Olizi also added that the language of any alcohol ordinance could be tightly crafted so as not to create “a restaurant that depends on the sale of alcohol for its existence.
“You can limit how food and drink proportionately is consumed,” Olizi said; “limit the number of seats at the bar, the number of high-top tables. There’s a lot of things you can do to limit [the extent of the license].”
Some members of the audience appealed to the council to decide the question by referendum. Brett Harrison, who owns a property in the 500 block of Haddon Avenue but doesn’t live in town said it would “allow people who have a vested interest in this town” to make their feelings heard.
However, the council said that not only would any such referendum be non-binding—because the question of changing a town ordinance legally is the work of its legislative body—but that there is too little time to put it on the November ballot.
“We are dry by resolution,” Olizi said, adding that it would take the drafting and approval of another resolution to override the existing statute.
Resident Rose Fitzgerald, who said she used to work on alcohol licensing in Philadelphia, challenged council members “to find a cute, little restaurant like Anthony’s or Elements in a town that has a liquor license.”
Fitzgerald said she was afraid of a liquor licensing bid drawing big-box, chain restaurants to town.

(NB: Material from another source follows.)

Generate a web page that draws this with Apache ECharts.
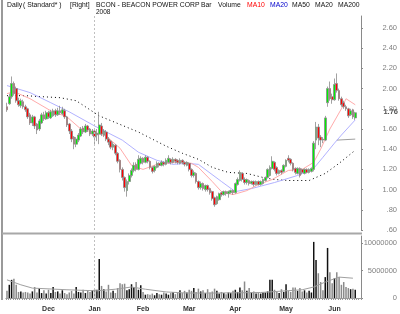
<!DOCTYPE html>
<html><head><meta charset="utf-8">
<script src="https://cdn.jsdelivr.net/npm/echarts@6/dist/echarts.min.js"></script>
<style>html,body{margin:0;padding:0;background:#fff}#c{width:400px;height:314px}</style>
</head><body><div id="c"></div>
<script>
// ---- data ----
const holidays = ['2007-11-22','2007-12-25','2008-01-01','2008-01-21','2008-02-18','2008-03-21','2008-05-26'];
const startDate = '2007-11-06', endDate = '2008-06-13';
const monthNames = ['Jan','Feb','Mar','Apr','May','Jun','Jul','Aug','Sep','Oct','Nov','Dec'];
const priceTicks = [0.6,0.8,1.0,1.2,1.4,1.6,1.8,2.0,2.2,2.4,2.6];
const volumeTicks = [0,5000000,10000000];
// [open, close, low, high]
const candles = [
[1.82,1.79,1.77,1.86],[1.85,1.92,1.84,1.95],[1.92,2.05,1.90,2.12],[2.05,1.95,1.93,2.07],[2.00,1.88,1.86,2.02],
[1.88,1.84,1.82,1.91],[1.83,1.88,1.81,1.90],[1.87,1.82,1.80,1.89],[1.82,1.79,1.77,1.84],[1.80,1.72,1.70,1.81],
[1.74,1.66,1.64,1.76],[1.66,1.72,1.63,1.74],[1.72,1.63,1.60,1.73],[1.65,1.59,1.55,1.66],[1.60,1.68,1.58,1.70],
[1.66,1.74,1.65,1.76],[1.74,1.70,1.68,1.77],[1.70,1.76,1.69,1.78],[1.76,1.72,1.70,1.78],[1.71,1.77,1.70,1.79],
[1.73,1.78,1.72,1.80],[1.78,1.74,1.72,1.80],[1.74,1.78,1.73,1.81],[1.78,1.76,1.74,1.83],[1.75,1.79,1.74,1.82],
[1.78,1.72,1.70,1.80],[1.72,1.64,1.62,1.73],[1.65,1.58,1.55,1.66],[1.58,1.50,1.47,1.60],[1.52,1.45,1.40,1.53],
[1.45,1.50,1.42,1.52],[1.49,1.54,1.47,1.56],[1.53,1.60,1.52,1.62],[1.61,1.57,1.55,1.63],[1.57,1.63,1.56,1.65],
[1.63,1.59,1.57,1.64],[1.60,1.55,1.53,1.61],[1.55,1.58,1.53,1.60],[1.58,1.52,1.44,1.59],[1.54,1.56,1.48,1.60],
[1.55,1.64,1.45,1.77],[1.63,1.55,1.53,1.66],[1.54,1.58,1.52,1.60],[1.57,1.50,1.48,1.59],[1.50,1.47,1.44,1.52],
[1.48,1.42,1.40,1.49],[1.42,1.45,1.39,1.47],[1.44,1.36,1.34,1.45],[1.36,1.28,1.26,1.37],[1.29,1.20,1.17,1.30],
[1.20,1.12,1.09,1.22],[1.12,1.02,0.98,1.13],[0.99,1.08,0.93,1.10],[1.08,1.14,1.05,1.16],[1.14,1.19,1.12,1.21],
[1.19,1.24,1.17,1.27],[1.25,1.20,1.18,1.27],[1.20,1.30,1.19,1.34],[1.26,1.31,1.25,1.33],[1.31,1.27,1.25,1.32],
[1.27,1.32,1.26,1.34],[1.32,1.28,1.26,1.33],[1.28,1.22,1.20,1.29],[1.22,1.18,1.16,1.23],[1.19,1.23,1.17,1.24],
[1.22,1.26,1.21,1.28],[1.26,1.24,1.22,1.27],[1.24,1.27,1.23,1.29],[1.27,1.25,1.23,1.28],[1.25,1.29,1.24,1.31],
[1.27,1.31,1.26,1.34],[1.30,1.27,1.25,1.31],[1.27,1.30,1.26,1.32],[1.30,1.28,1.26,1.31],[1.29,1.27,1.25,1.30],
[1.26,1.29,1.25,1.31],[1.29,1.27,1.25,1.30],[1.27,1.25,1.23,1.28],[1.24,1.27,1.23,1.28],[1.26,1.20,1.18,1.27],
[1.20,1.14,1.12,1.21],[1.14,1.17,1.12,1.19],[1.16,1.08,1.06,1.17],[1.08,1.02,1.00,1.09],[1.02,1.06,1.00,1.08],
[1.06,1.01,0.99,1.07],[1.00,1.04,0.98,1.05],[1.04,1.00,0.98,1.05],[1.01,0.97,0.95,1.02],[0.98,0.91,0.89,0.99],
[0.92,0.85,0.83,0.93],[0.86,0.93,0.85,0.94],[0.90,0.96,0.89,0.97],[0.97,0.95,0.93,0.98],[0.95,0.98,0.94,0.99],
[0.98,0.96,0.94,0.99],[0.96,0.98,0.92,0.99],[0.97,0.99,0.96,1.00],[0.99,0.97,0.95,1.00],[0.97,1.06,0.96,1.07],
[1.05,1.10,1.04,1.12],[1.09,1.17,1.08,1.19],[1.16,1.10,1.08,1.17],[1.10,1.07,1.05,1.12],[1.07,1.10,1.05,1.11],
[1.09,1.06,1.04,1.10],[1.06,1.08,1.05,1.09],[1.08,1.05,1.03,1.09],[1.05,1.08,1.04,1.09],[1.08,1.05,1.04,1.09],
[1.05,1.08,1.04,1.09],[1.06,1.10,1.05,1.11],[1.09,1.12,1.08,1.13],[1.12,1.20,1.11,1.21],[1.14,1.22,1.13,1.24],
[1.21,1.28,1.20,1.33],[1.27,1.20,1.18,1.28],[1.22,1.16,1.14,1.23],[1.16,1.19,1.15,1.20],[1.19,1.17,1.15,1.20],
[1.18,1.24,1.17,1.25],[1.23,1.29,1.22,1.30],[1.31,1.29,1.27,1.34],[1.30,1.26,1.24,1.31],[1.26,1.20,1.18,1.27],
[1.21,1.17,1.15,1.22],[1.16,1.21,1.15,1.22],[1.21,1.14,1.12,1.22],[1.20,1.17,1.15,1.21],[1.16,1.20,1.15,1.21],
[1.20,1.17,1.16,1.21],[1.17,1.20,1.16,1.21],[1.18,1.21,1.17,1.22],[1.20,1.46,1.18,1.48],[1.49,1.62,1.40,1.67],
[1.62,1.51,1.44,1.65],[1.52,1.49,1.42,1.54],[1.50,1.49,1.46,1.52],[1.49,1.71,1.48,1.73],[1.86,2.00,1.82,2.02],
[2.00,1.90,1.88,2.07],[1.92,1.89,1.85,1.95],[1.89,2.04,1.88,2.10],[2.05,1.98,1.96,2.15],[1.98,1.90,1.88,2.00],
[1.90,1.84,1.82,1.92],[1.86,1.82,1.80,1.88],[1.82,1.80,1.78,1.84],[1.80,1.73,1.71,1.81],[1.74,1.78,1.73,1.80],
[1.79,1.72,1.70,1.80],[1.71,1.76,1.69,1.77]
];
// volume in millions of shares
const volumeM = [
1.3,2.4,3.3,3.5,2.4,1.1,1.2,1.0,1.1,1.0,0.8,1.2,2.0,1.0,1.8,0.9,1.4,0.8,
1.5,0.9,2.0,1.1,1.2,0.8,1.4,0.9,0.7,1.0,1.3,0.8,2.0,1.1,1.0,1.5,0.9,1.3,1.1,1.4,
1.6,1.5,7.1,2.2,1.6,1.2,2.4,1.0,1.3,0.9,1.8,2.7,2.5,2.6,1.4,1.6,2.5,2.0,2.9,1.5,2.3,
1.1,0.6,0.7,0.6,0.8,0.5,0.9,0.7,0.6,1.0,0.8,0.6,0.9,1.1,0.7,1.0,1.4,0.9,1.3,1.0,
1.5,1.3,1.8,1.1,1.7,1.2,1.4,0.9,1.6,1.0,1.2,1.7,1.3,0.8,1.1,0.9,0.7,1.0,0.9,1.3,
1.5,1.1,1.9,1.4,3.0,1.3,1.8,1.0,1.2,0.8,0.9,0.8,1.0,1.0,1.2,3.3,3.3,1.5,1.1,0.9,1.6,1.1,
2.5,1.3,1.1,1.9,1.9,1.3,1.8,1.2,1.4,1.0,1.3,1.0,10.2,6.9,4.5,2.9,1.4,3.8,9.1,4.7,2.7,
3.6,4.7,3.8,2.4,2.9,2.0,1.8,1.6,1.7,1.5
];
// moving averages: [bar index, value]
const ma10 = [[0,1.95],[3,1.97],[10,1.90],[19,1.78],[26,1.72],[32,1.60],[37,1.57],[43,1.53],[49,1.41],[54,1.24],[59,1.20],[65,1.25],[73,1.27],[80,1.26],[83,1.22],[89,1.08],[93,0.98],[98,0.95],[104,0.99],[109,1.05],[115,1.10],[122,1.19],[128,1.20],[133,1.27],[136,1.40],[140,1.60],[145,1.80],[147,1.90],[151,1.84]];
const ma20 = [[0,2.03],[10,1.96],[19,1.86],[27,1.77],[38,1.63],[50,1.49],[57,1.37],[65,1.29],[72,1.25],[78,1.26],[83,1.25],[93,1.08],[99,0.98],[106,1.01],[116,1.07],[126,1.14],[133,1.21],[137,1.32],[142,1.46],[145,1.54],[151,1.69]];
const ma50 = [[0,1.93],[8,1.93],[15,1.92],[23,1.91],[30,1.88],[40,1.73],[57,1.57],[69,1.43],[76,1.36],[83,1.30],[89,1.22],[96,1.17],[104,1.16],[111,1.12],[116,1.10],[122,1.09],[131,1.09],[138,1.16],[144,1.26],[151,1.39]];
const ma200 = [[143,1.49],[151,1.50]];
const volMa20M = [[0,3.3],[6,2.4],[11,1.8],[26,1.5],[39,1.3],[47,1.6],[54,2.0],[60,1.6],[69,1.1],[78,0.9],[90,0.9],[110,1.0],[128,1.5],[133,2.0],[138,2.9],[144,3.8],[150,3.6]];

// ---- trading-day categories ----
const dates = [];
(function(){
  let d = new Date(startDate + 'T00:00:00Z'); const e = new Date(endDate + 'T00:00:00Z');
  while (d <= e) {
    const s = d.toISOString().slice(0,10), wd = d.getUTCDay();
    if (wd !== 0 && wd !== 6 && holidays.indexOf(s) < 0) dates.push(s);
    d = new Date(d.getTime() + 86400000);
  }
})();
const cats = dates.concat(['pad1','pad2']);
const monthStart = new Set();
for (let i = 1; i < dates.length; i++) if (dates[i].slice(5,7) !== dates[i-1].slice(5,7)) monthStart.add(i);
const yearIdx = dates.indexOf('2008-01-02');

const volData = volumeM.map((v,i)=>({value: v*1e6, itemStyle:{color: candles[i][1] >= candles[i][0] ? '#111' : '#8a8a8a'}}));
const volMa = volMa20M.map(p=>[p[0], p[1]*1e6]);

const FONT = '"Liberation Sans", Arial, sans-serif';
const GL = 5.84, GR = 38;

const chart = echarts.init(document.getElementById('c'), null, {renderer:'canvas'});
const titleParts = [
  [7,'Daily','#111'],[23,'( Standard* )','#111'],[70,'[Right]','#111'],[96,'BCON - BEACON POWER CORP','#111'],
  [201,'Bar','#111'],[218,'Volume','#111'],[247,'MA10','#ff0000'],[270,'MA20','#0000cc'],
  [292,'MA50','#111'],[315,'MA20','#111'],[338,'MA200','#111']
];
const graphics = titleParts.map(p=>({type:'text', left:p[0], top:2, silent:true,
  style:{text:p[1], fill:p[2], font:'6.8px ' + FONT}}));
graphics.push({type:'text', left:96, top:9, silent:true, style:{text:'2008', fill:'#111', font:'6.5px ' + FONT}});
graphics.push({type:'rect', shape:{x:1,y:0,width:2,height:300}, style:{fill:'#9a9a9a'}, silent:true});
graphics.push({type:'rect', shape:{x:2,y:232.5,width:360,height:2}, style:{fill:'#a8a8a8'}, silent:true});

const axisLabelStyle = {color:'#808080', fontSize:7.5, fontFamily:FONT, align:'right', margin:36};

chart.setOption({
  animation:false,
  backgroundColor:'#fff',
  grid:[
    {left:GL, right:GR, top:16, height:214},
    {left:GL, right:GR, top:236, height:62}
  ],
  xAxis:[
    {type:'category', gridIndex:0, data:cats, boundaryGap:true, axisLine:{show:false}, axisTick:{show:false}, axisLabel:{show:false}, splitLine:{show:false}},
    {type:'category', gridIndex:1, data:cats, boundaryGap:true,
      axisLine:{show:true, lineStyle:{color:'#9a9a9a', width:1}},
      axisTick:{show:true, interval:0, length:2, lineStyle:{color:'#9a9a9a'}},
      axisLabel:{show:true, interval:(i)=>monthStart.has(i), formatter:(v)=>monthNames[+v.slice(5,7)-1],
        color:'#333', fontSize:7, fontWeight:'bold', fontFamily:FONT, margin:8},
      splitLine:{show:false}}
  ],
  yAxis:[
    {type:'value', gridIndex:0, position:'right', min:0.6, max:0.6+214/101, interval:0.2,
      axisLine:{show:true, lineStyle:{color:'#8a8a8a'}}, axisTick:{show:true, length:2, lineStyle:{color:'#8a8a8a'}},
      splitLine:{show:false},
      axisLabel:Object.assign({}, axisLabelStyle, {showMaxLabel:false, formatter:(v)=> v < 0.99 ? '.' + Math.round(v*100) : v.toFixed(2)})},
    {type:'value', gridIndex:1, position:'right', min:0, max:62/5.5*1e6, interval:5000000,
      axisLine:{show:true, lineStyle:{color:'#8a8a8a'}}, axisTick:{show:true, length:2, lineStyle:{color:'#8a8a8a'}},
      splitLine:{show:false},
      axisLabel:Object.assign({}, axisLabelStyle, {showMaxLabel:false, formatter:(v)=>String(Math.round(v))})}
  ],
  graphic:graphics,
  series:[
    {type:'line', name:'MA50', xAxisIndex:0, yAxisIndex:0, data:ma50, showSymbol:false, connectNulls:true,
      lineStyle:{color:'#000', width:1, type:[1,3]}, z:2},
    {type:'line', name:'MA200', xAxisIndex:0, yAxisIndex:0, data:ma200, showSymbol:false,
      lineStyle:{color:'#a0a0a0', width:1}, z:2},
    {type:'line', name:'MA20', xAxisIndex:0, yAxisIndex:0, data:ma20, showSymbol:false,
      lineStyle:{color:'#a8a8ff', width:0.9}, z:2},
    {type:'line', name:'MA10', xAxisIndex:0, yAxisIndex:0, data:ma10, showSymbol:false,
      lineStyle:{color:'#ffa0a0', width:0.9}, z:2},
    {type:'candlestick', name:'BCON', xAxisIndex:0, yAxisIndex:0, data:candles, barWidth:2.2,
      itemStyle:{color:'#00f000', color0:'#ff0000', borderColor:'#8a8a8a', borderColor0:'#8a8a8a', borderWidth:0.8}, z:3,
      markLine:{silent:true, symbol:'none', label:{show:false}, lineStyle:{color:'#c0c0c0', type:[2,2], width:1},
        data:[{xAxis:yearIdx}]}},
    {type:'bar', name:'Volume', xAxisIndex:1, yAxisIndex:1, data:volData, barWidth:1.5,
      markLine:{silent:true, symbol:'none', label:{show:false}, lineStyle:{color:'#c0c0c0', type:[2,2], width:1},
        data:[{xAxis:yearIdx}]}},
    {type:'line', name:'VolMA20', xAxisIndex:1, yAxisIndex:1, data:volMa, showSymbol:false,
      lineStyle:{color:'#a0a0a0', width:1}, z:3}
  ]
});

// last-close label on the price axis
const lastClose = candles[candles.length-1][1];
const yPix = chart.convertToPixel({yAxisIndex:0}, lastClose);
graphics.push({type:'text', right:2, top:yPix-4.5, silent:true,
  style:{text:lastClose.toFixed(2), fill:'#555', font:'bold 7.5px ' + FONT}});
chart.setOption({graphic:graphics});
</script></body></html>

She worried that larger corporate interests would outbid the local restaurants for the liquor licenses.
Olizi countered that the bid for the license would only be open to “someone who has a place or plans for a place in town, and that the borough zoning board would first define the areas in which any establishment selling alcohol would be permitted to operate.
“You want to put it where it will do the town good,” Olizi said.
Furthermore, Olizi downplayed the idea that any licensing bid would be a tremendous windfall for the borough.
“If the revenue generated isn’t worth doing,” then a bidder won’t meet an exorbitant reserve price, he said. “The value of a license is determined by the speed with which the person who buys it can recover their investment,” Olizi said.
In response to Fitzgerald’s challenge, resident Marshall Hatfield said that “Moorestown would be a pretty good example to study” for people considering a town of similar character that has benefited from the sale of alcohol licenses.
“And they didn’t have open meetings like this,” Forte added.
The mayor also pointed out that allowing the sale of alcohol in Haddon Heights would not override the B.Y.O.B. laws in town, but merely allow restaurateurs to charge a corking fee of a few dollars for any outside beverages brought into their establishments.
‘It’s going to bring new life’
The lone voice of the downtown business district to speak on the public record was Chef Anthony Iannone, of Anthony’s Creative Italian Cuisine.
Iannone said that the liquor licensing would allow him to improve his own revenue base, and would also help generate new business for the other stores in the downtown shopping district.
“If I’m busy, the downtown is busy,” Iannone said.
“It’s going to bring new life; people that might want to open new businesses, make investments, buy homes downtown.
“I struggle with people being afraid of this,” he said. “I’m a non-voting business owner. This works for the town. I think if you give it a chance after two or three years, you’re going to see the positive side.
“I’m looking to complement what we do, advertise my business, and bring people in,” Iannone said.
Lange asked why, if Iannone had known that Haddon Heights was a dry town, he still decided to locate his business there.
His response: “I thought eventually we would get a liquor license.”